It is a colorless solid that has been a topic of research since its discovery in oil and separation from deep natural gas condensates.
Although present in only trace concentrations in typical oils, due to their great thermodynamic stability, diamondoids such as diamantane are naturally concentrated by catagenesis, becoming important constituents of some natural gas condensates including those from the Norphlet Formation, U.S. Gulf of Mexico, and the Western Canada Basin.
[2] Diamantane was chosen as the Congress Emblem of the 1963 London IUPAC meeting, and was featured as a decoration on the cover of abstracts, program, and publicity material.

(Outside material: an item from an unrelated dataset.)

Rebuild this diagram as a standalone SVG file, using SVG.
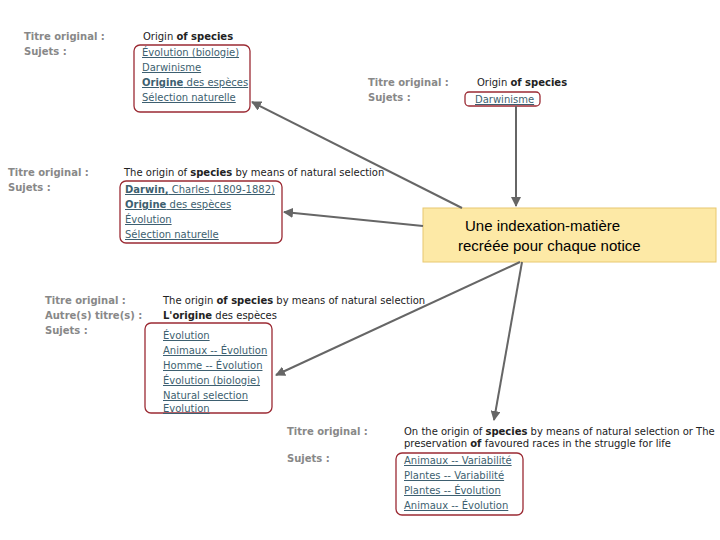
<svg xmlns="http://www.w3.org/2000/svg" width="720" height="540" viewBox="0 0 720 540">
<style>
text{font-family:Verdana,"DejaVu Sans",sans-serif;font-size:10px}
.l{fill:#888;font-weight:bold}
.v{fill:#222}
.k{fill:#3d5f70;text-decoration:underline}
.b{fill:none;stroke:#9b2a33;stroke-width:1.3}
.c{stroke:#666;stroke-width:2;fill:none;marker-end:url(#a)}
</style>
<defs><marker id="a" viewBox="0 0 10 10" refX="9" refY="5" markerWidth="5" markerHeight="5" orient="auto"><path d="M0 0L10 5L0 10z" fill="#666"/></marker></defs>
<rect width="720" height="540" fill="#fff"/>
<g id="n1">
<text class="l" x="24" y="40">Titre original :</text><text class="l" x="24" y="55">Sujets :</text>
<text class="v" x="143" y="40">Origin <tspan font-weight="bold">of species</tspan></text>
<rect class="b" x="134" y="45" width="116" height="67" rx="6"/>
<text class="k" x="142" y="56">Évolution (biologie)</text><text class="k" x="142" y="71">Darwinisme</text>
<text class="k" x="142" y="86"><tspan font-weight="bold">Origine</tspan> des espèces</text><text class="k" x="142" y="101">Sélection naturelle</text>
</g>
<g id="n2">
<text class="l" x="368" y="86">Titre original :</text><text class="l" x="368" y="101">Sujets :</text>
<text class="v" x="477" y="86">Origin <tspan font-weight="bold">of species</tspan></text>
<rect class="b" x="465" y="92" width="75" height="14" rx="4"/>
<text class="k" x="475" y="103">Darwinisme</text>
</g>
<g id="n3">
<text class="l" x="8" y="176">Titre original :</text><text class="l" x="8" y="191">Sujets :</text>
<text class="v" x="124" y="176">The origin of <tspan font-weight="bold">species</tspan> by means of natural selection</text>
<rect class="b" x="120" y="181" width="162" height="62" rx="6"/>
<text class="k" x="125" y="193"><tspan font-weight="bold">Darwin,</tspan> Charles (1809-1882)</text><text class="k" x="125" y="208"><tspan font-weight="bold">Origine</tspan> des espèces</text>
<text class="k" x="125" y="223">Évolution</text><text class="k" x="125" y="238">Sélection naturelle</text>
</g>
<g id="n4">
<rect x="423" y="208" width="293" height="54" fill="#fde9a6" stroke="#e8c870"/>
<text x="465" y="231" style="font-family:'Liberation Sans',Arial,sans-serif;font-size:15px">Une indexation-matière</text>
<text x="458" y="251" style="font-family:'Liberation Sans',Arial,sans-serif;font-size:15px">recréée pour chaque notice</text>
</g>
<g id="n5">
<text class="l" x="45" y="304">Titre original :</text><text class="l" x="45" y="319">Autre(s) titre(s) :</text><text class="l" x="45" y="334">Sujets :</text>
<text class="v" x="163" y="304">The origin <tspan font-weight="bold">of species</tspan> by means of natural selection</text>
<text class="v" x="163" y="319"><tspan font-weight="bold">L'origine</tspan> des espèces</text>
<rect class="b" x="145" y="323" width="127" height="90" rx="6"/>
<text class="k" x="163" y="339">Évolution</text><text class="k" x="163" y="354">Animaux -- Évolution</text><text class="k" x="163" y="369">Homme -- Évolution</text>
<text class="k" x="163" y="384">Évolution (biologie)</text><text class="k" x="163" y="399">Natural selection</text><text class="k" x="163" y="412">Evolution</text>
</g>
<g id="n6">
<text class="l" x="287" y="435">Titre original :</text><text class="l" x="287" y="462">Sujets :</text>
<text class="v" x="404" y="435">On the origin of <tspan font-weight="bold">species</tspan> by means of natural selection or The</text>
<text class="v" x="404" y="447">preservation <tspan font-weight="bold">of</tspan> favoured races in the struggle for life</text>
<rect class="b" x="396" y="453" width="127" height="62" rx="6"/>
<text class="k" x="404" y="464">Animaux -- Variabilité</text><text class="k" x="404" y="479">Plantes -- Variabilité</text>
<text class="k" x="404" y="494">Plantes -- Évolution</text><text class="k" x="404" y="509">Animaux -- Évolution</text>
</g>
<g id="connectors">
<path class="c" d="M462 208L252 102"/>
<path class="c" d="M423 226L284 212"/>
<path class="c" d="M520 262L276 375"/>
<path class="c" d="M522 262L494 420"/>
<path class="c" d="M516 106L516 206"/>
</g>
</svg>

[3] The year 1966 also marked the isolation of diamantane from the high-boiling fractions of the crude oil of Hodonin (from which adamantane was discovered) and the achievement of a significant improvement in its yield (to 10%).

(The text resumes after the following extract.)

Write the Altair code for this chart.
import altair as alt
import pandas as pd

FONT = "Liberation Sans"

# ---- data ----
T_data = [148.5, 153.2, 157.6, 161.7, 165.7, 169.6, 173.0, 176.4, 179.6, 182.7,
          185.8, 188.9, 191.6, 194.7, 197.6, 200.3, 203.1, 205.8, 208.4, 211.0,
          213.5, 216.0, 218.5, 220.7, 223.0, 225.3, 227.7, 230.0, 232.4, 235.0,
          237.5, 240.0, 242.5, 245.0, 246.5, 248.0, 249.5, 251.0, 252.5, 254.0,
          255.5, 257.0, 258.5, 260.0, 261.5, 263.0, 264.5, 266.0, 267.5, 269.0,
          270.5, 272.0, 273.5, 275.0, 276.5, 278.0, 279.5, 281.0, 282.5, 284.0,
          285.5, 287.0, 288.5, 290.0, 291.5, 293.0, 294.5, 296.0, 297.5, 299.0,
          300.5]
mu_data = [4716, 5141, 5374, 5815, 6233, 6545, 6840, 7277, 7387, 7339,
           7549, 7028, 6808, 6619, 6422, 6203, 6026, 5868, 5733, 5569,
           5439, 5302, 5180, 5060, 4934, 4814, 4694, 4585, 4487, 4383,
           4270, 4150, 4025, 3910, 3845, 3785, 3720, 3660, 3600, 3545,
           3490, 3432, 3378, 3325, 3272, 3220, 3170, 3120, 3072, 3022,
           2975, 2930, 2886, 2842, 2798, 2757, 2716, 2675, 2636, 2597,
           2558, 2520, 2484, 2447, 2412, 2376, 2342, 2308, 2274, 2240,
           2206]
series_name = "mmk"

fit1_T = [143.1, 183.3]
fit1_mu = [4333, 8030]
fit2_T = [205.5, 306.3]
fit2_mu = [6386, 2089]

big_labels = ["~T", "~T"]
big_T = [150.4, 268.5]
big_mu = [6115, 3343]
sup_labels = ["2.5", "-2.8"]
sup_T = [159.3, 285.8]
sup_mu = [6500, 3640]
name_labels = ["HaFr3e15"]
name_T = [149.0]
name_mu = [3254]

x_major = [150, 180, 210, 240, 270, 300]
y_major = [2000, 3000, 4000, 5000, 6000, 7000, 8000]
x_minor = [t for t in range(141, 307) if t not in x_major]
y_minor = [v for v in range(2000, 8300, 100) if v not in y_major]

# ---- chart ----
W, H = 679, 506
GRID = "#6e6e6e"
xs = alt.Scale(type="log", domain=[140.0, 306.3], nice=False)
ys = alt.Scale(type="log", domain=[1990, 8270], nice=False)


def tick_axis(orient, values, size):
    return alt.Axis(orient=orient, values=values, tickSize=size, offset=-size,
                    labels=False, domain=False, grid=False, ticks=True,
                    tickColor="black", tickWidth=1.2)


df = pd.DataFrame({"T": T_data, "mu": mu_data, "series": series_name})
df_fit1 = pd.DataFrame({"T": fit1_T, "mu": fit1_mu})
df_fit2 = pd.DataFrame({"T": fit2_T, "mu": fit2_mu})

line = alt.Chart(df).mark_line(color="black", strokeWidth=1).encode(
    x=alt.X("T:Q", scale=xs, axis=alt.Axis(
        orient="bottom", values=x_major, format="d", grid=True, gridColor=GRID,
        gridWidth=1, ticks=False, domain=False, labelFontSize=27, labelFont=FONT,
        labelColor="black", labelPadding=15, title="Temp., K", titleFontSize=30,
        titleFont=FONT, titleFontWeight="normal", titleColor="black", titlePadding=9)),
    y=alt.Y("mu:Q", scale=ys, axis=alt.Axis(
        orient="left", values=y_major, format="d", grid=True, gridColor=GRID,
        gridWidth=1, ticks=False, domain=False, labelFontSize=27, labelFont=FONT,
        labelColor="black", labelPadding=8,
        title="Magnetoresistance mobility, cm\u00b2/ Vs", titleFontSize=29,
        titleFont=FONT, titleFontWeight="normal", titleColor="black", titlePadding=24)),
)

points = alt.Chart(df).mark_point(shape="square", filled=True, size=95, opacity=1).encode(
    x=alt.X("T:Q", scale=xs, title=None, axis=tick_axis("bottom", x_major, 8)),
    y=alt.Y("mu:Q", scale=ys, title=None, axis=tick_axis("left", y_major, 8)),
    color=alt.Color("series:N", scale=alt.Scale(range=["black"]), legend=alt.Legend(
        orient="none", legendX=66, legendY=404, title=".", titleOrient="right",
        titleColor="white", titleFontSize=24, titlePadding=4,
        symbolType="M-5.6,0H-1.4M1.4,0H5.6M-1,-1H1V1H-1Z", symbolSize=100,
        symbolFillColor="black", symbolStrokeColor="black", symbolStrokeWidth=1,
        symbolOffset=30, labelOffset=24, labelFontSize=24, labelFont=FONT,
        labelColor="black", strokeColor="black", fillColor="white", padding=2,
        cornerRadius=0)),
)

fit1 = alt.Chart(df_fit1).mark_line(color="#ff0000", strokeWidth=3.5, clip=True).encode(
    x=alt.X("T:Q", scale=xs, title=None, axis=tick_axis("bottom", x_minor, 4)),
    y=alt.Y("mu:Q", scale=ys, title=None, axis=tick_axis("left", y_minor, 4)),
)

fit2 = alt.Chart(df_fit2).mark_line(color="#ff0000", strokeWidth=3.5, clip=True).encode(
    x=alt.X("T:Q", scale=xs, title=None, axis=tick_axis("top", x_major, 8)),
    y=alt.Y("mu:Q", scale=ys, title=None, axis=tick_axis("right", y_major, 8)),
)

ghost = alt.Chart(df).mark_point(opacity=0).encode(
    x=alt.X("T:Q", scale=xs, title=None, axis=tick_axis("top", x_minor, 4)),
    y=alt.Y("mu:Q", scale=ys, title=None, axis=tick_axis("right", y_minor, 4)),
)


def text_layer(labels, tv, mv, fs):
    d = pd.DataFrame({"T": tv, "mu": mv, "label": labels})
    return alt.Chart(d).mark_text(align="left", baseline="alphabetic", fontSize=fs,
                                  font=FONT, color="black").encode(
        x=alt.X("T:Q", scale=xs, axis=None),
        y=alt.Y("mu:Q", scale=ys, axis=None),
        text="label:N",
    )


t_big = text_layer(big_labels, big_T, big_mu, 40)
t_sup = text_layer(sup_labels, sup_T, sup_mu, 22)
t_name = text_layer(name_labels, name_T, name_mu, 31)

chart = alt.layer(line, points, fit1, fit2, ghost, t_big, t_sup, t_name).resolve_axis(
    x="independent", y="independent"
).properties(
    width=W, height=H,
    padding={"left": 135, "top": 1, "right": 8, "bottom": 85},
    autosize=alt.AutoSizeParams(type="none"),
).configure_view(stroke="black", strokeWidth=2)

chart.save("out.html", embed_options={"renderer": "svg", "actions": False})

[3] The convenient, synthetic route begins with the dimerization of norbornadiene (1) catalyzed by a mixture of cobalt bromide-triphenylphosphine and boron trifluoride etherate.
The next step is a rearrangement, which occurs in a hot solution of cyclohexane or carbon disulfide with aluminum bromide and forms the main product diamantane (4).
Diamantane can be nitrated by treatment with nitronium tetrafluoroborate (in nitrile-free nitromethane) to give a mixture of two isomeric nitrodiamantanes.